• DIRECTION: Look through the lines of the material and count those containing "matplotlib". Give that count alone.

• DATASET SECTION:
....

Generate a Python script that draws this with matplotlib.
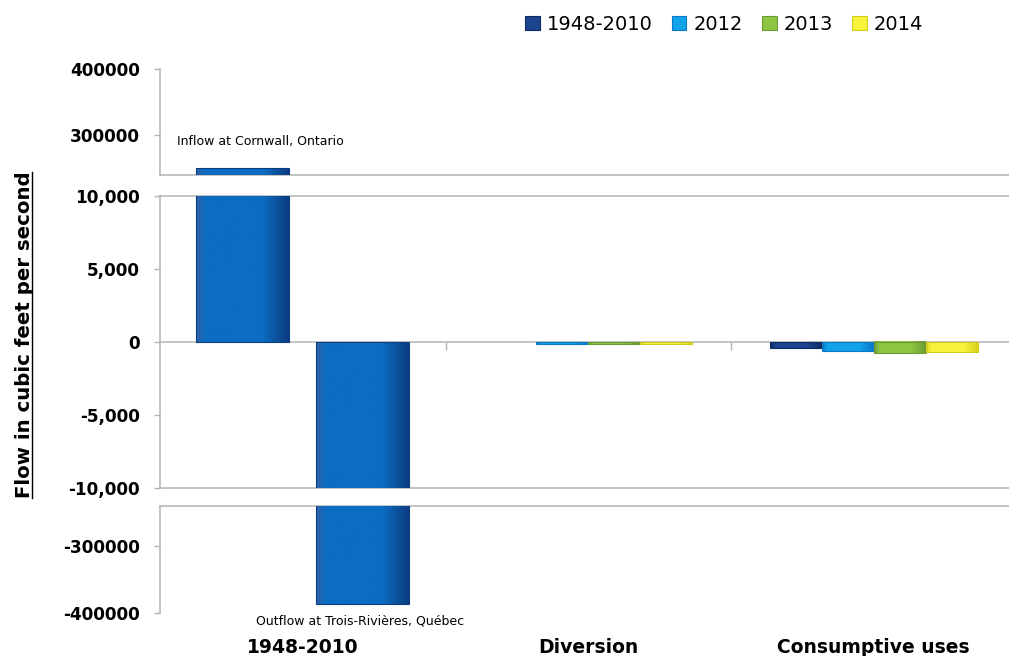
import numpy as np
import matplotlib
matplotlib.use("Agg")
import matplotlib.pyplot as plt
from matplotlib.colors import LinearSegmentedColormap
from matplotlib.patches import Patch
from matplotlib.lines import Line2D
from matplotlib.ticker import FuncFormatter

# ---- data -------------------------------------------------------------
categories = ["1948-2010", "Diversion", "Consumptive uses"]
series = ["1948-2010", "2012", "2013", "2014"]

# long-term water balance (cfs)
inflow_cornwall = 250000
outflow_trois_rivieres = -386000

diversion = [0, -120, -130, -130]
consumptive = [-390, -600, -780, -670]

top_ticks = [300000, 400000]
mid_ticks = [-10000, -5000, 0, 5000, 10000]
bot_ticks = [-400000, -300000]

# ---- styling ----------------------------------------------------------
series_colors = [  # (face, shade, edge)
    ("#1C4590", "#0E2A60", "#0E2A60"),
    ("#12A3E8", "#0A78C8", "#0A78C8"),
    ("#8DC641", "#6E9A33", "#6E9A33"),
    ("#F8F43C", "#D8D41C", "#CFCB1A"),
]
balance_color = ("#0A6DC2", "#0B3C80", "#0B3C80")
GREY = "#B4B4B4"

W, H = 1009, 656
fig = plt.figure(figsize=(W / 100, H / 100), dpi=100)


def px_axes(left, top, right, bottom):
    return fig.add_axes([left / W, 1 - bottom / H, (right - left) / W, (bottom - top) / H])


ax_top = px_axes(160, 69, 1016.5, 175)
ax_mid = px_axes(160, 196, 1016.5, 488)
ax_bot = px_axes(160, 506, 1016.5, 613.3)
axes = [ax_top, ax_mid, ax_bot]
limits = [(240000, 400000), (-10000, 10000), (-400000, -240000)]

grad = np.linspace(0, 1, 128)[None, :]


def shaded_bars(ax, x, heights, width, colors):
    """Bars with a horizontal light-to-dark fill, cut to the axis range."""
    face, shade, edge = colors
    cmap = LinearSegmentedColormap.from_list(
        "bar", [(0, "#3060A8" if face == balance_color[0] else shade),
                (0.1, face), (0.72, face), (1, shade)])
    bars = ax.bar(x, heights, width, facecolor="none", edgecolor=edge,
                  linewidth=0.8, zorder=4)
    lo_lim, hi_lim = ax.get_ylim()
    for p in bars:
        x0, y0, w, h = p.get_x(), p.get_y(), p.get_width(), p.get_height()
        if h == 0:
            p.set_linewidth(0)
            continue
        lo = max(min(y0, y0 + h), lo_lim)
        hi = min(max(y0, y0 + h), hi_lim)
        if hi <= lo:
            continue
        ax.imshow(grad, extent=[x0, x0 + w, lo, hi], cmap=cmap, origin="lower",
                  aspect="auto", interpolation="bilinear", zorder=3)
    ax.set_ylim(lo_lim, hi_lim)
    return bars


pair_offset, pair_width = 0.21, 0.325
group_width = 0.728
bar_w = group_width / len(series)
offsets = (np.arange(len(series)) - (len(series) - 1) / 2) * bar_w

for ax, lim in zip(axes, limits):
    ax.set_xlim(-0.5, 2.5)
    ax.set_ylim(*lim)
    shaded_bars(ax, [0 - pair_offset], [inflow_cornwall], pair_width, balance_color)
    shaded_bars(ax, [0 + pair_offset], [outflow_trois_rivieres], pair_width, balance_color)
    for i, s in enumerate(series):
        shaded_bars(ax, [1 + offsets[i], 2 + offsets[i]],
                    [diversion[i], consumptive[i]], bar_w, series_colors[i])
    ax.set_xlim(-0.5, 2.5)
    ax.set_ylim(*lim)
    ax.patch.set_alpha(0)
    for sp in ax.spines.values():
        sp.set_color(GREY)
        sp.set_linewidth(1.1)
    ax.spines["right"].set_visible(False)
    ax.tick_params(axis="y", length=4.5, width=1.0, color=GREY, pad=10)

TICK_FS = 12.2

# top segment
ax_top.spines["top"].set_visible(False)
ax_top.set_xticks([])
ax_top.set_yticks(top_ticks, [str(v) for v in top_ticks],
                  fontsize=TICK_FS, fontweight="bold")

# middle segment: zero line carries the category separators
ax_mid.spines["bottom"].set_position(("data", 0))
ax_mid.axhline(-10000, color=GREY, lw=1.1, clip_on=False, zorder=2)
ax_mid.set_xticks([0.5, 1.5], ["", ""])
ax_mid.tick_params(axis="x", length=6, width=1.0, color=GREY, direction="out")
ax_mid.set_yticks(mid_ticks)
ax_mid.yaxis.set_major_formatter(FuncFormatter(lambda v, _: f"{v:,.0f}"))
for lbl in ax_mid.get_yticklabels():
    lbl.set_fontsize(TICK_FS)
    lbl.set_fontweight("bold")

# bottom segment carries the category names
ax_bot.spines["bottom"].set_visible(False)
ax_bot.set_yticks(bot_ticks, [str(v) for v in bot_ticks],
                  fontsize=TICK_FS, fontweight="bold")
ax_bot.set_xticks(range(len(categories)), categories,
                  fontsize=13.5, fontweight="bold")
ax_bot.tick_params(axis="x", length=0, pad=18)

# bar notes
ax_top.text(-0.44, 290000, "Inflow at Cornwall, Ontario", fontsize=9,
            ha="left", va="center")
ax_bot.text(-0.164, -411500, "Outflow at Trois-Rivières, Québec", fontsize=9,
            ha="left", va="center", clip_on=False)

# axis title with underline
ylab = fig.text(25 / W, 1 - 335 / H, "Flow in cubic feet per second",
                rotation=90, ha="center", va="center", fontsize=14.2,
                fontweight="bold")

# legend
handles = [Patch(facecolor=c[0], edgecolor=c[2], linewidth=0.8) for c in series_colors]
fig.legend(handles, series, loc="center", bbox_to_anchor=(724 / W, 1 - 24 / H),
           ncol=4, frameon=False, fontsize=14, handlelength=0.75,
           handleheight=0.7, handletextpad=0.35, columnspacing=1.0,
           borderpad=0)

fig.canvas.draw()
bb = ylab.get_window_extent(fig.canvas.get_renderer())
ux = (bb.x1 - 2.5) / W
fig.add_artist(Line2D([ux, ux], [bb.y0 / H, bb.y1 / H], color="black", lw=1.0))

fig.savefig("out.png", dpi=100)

....

• SOLUTION TO THIS PROBLEM: 8